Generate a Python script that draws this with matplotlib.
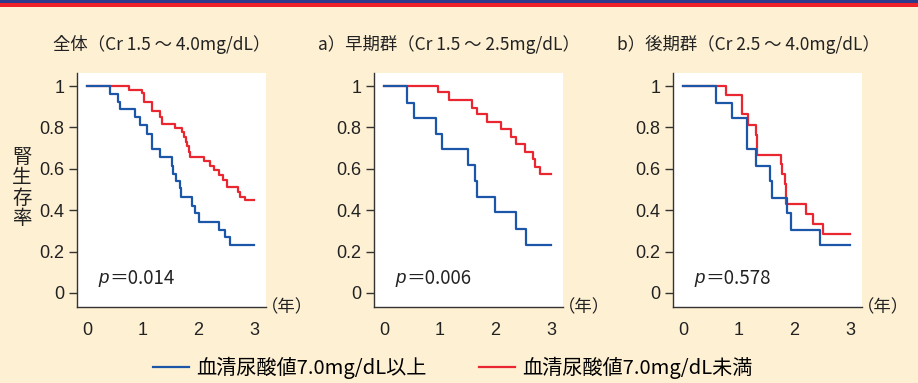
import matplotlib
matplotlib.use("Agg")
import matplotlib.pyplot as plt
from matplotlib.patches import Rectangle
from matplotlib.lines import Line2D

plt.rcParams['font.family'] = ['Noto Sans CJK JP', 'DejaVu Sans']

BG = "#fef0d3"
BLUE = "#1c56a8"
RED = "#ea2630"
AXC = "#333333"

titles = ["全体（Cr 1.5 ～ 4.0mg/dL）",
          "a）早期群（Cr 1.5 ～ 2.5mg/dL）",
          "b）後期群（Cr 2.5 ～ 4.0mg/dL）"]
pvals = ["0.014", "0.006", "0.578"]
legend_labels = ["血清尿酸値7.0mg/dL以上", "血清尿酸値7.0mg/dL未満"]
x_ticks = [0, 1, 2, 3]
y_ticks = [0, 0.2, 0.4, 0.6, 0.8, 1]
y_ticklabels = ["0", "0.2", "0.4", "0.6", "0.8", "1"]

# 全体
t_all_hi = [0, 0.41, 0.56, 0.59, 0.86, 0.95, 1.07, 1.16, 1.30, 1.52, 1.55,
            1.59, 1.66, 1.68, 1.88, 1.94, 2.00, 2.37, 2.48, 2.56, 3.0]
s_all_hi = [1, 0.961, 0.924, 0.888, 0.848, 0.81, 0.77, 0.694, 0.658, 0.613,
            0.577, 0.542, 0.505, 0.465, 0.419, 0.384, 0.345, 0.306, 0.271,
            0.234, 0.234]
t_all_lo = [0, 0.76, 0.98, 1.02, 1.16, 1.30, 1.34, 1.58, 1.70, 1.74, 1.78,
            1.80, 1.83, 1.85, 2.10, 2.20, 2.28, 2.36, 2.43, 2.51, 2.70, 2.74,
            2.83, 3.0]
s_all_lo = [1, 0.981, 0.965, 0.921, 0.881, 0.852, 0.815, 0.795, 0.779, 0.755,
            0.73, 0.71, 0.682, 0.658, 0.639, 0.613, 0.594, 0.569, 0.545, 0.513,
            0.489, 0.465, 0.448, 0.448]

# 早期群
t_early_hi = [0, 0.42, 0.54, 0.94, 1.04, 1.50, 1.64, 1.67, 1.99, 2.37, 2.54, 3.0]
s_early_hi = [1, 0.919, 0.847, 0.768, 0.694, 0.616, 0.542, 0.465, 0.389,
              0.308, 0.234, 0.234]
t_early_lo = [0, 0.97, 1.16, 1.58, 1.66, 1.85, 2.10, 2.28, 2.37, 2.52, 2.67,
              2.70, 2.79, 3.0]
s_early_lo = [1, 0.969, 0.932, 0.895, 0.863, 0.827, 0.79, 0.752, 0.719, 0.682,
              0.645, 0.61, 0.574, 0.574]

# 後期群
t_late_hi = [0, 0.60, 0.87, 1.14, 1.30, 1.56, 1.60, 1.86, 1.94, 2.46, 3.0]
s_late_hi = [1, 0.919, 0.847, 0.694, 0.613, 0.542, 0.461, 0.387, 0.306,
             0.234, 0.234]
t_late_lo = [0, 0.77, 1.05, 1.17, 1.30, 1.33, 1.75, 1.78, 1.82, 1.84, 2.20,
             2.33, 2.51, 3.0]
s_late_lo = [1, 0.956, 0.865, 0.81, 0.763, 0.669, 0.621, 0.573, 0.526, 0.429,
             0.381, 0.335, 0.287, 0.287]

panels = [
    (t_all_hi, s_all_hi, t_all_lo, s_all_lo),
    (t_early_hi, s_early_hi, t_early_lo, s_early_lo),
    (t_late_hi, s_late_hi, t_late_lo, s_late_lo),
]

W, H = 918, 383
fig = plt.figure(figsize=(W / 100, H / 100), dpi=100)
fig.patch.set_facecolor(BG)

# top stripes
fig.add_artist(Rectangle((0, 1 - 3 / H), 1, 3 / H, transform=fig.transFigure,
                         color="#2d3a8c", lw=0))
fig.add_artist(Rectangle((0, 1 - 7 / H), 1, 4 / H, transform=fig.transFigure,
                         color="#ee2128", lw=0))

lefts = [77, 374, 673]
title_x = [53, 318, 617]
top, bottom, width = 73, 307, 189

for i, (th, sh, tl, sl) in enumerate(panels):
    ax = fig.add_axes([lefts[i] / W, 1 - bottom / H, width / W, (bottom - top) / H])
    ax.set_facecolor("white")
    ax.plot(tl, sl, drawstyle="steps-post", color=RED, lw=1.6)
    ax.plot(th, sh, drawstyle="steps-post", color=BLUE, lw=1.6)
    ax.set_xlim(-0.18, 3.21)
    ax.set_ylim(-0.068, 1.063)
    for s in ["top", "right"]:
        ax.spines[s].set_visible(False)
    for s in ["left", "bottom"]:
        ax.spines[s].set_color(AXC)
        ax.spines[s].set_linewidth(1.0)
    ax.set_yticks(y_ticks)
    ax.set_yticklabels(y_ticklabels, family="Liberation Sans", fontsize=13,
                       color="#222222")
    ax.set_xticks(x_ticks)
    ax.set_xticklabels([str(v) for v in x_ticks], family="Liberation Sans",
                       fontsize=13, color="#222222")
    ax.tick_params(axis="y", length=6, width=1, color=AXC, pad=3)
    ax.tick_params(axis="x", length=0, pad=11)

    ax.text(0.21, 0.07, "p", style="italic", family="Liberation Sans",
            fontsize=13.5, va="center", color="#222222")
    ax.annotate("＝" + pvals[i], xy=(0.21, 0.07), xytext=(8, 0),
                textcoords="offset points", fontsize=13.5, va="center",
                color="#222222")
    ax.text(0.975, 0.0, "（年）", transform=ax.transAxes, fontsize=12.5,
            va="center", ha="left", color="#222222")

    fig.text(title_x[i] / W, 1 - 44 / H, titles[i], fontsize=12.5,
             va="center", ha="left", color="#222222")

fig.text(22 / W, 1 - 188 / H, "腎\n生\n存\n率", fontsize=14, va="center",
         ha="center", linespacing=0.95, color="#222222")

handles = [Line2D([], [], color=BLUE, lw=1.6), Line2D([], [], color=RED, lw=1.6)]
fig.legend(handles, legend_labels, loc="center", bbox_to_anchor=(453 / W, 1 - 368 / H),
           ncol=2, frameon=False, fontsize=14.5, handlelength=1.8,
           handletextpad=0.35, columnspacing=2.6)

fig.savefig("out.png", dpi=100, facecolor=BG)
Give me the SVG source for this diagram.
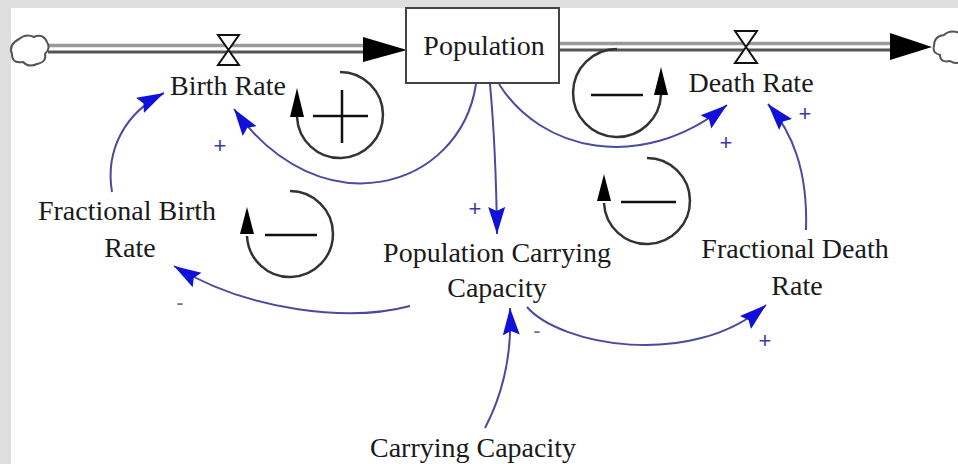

^^^^

= What you have to do =
Among the entries above, identify all lines with "matplotlib" and copy them.

= Correct result =
Generate a Python script that draws this with matplotlib.
import matplotlib
matplotlib.use("Agg")
import matplotlib.pyplot as plt
from matplotlib.patches import Rectangle
from matplotlib.lines import Line2D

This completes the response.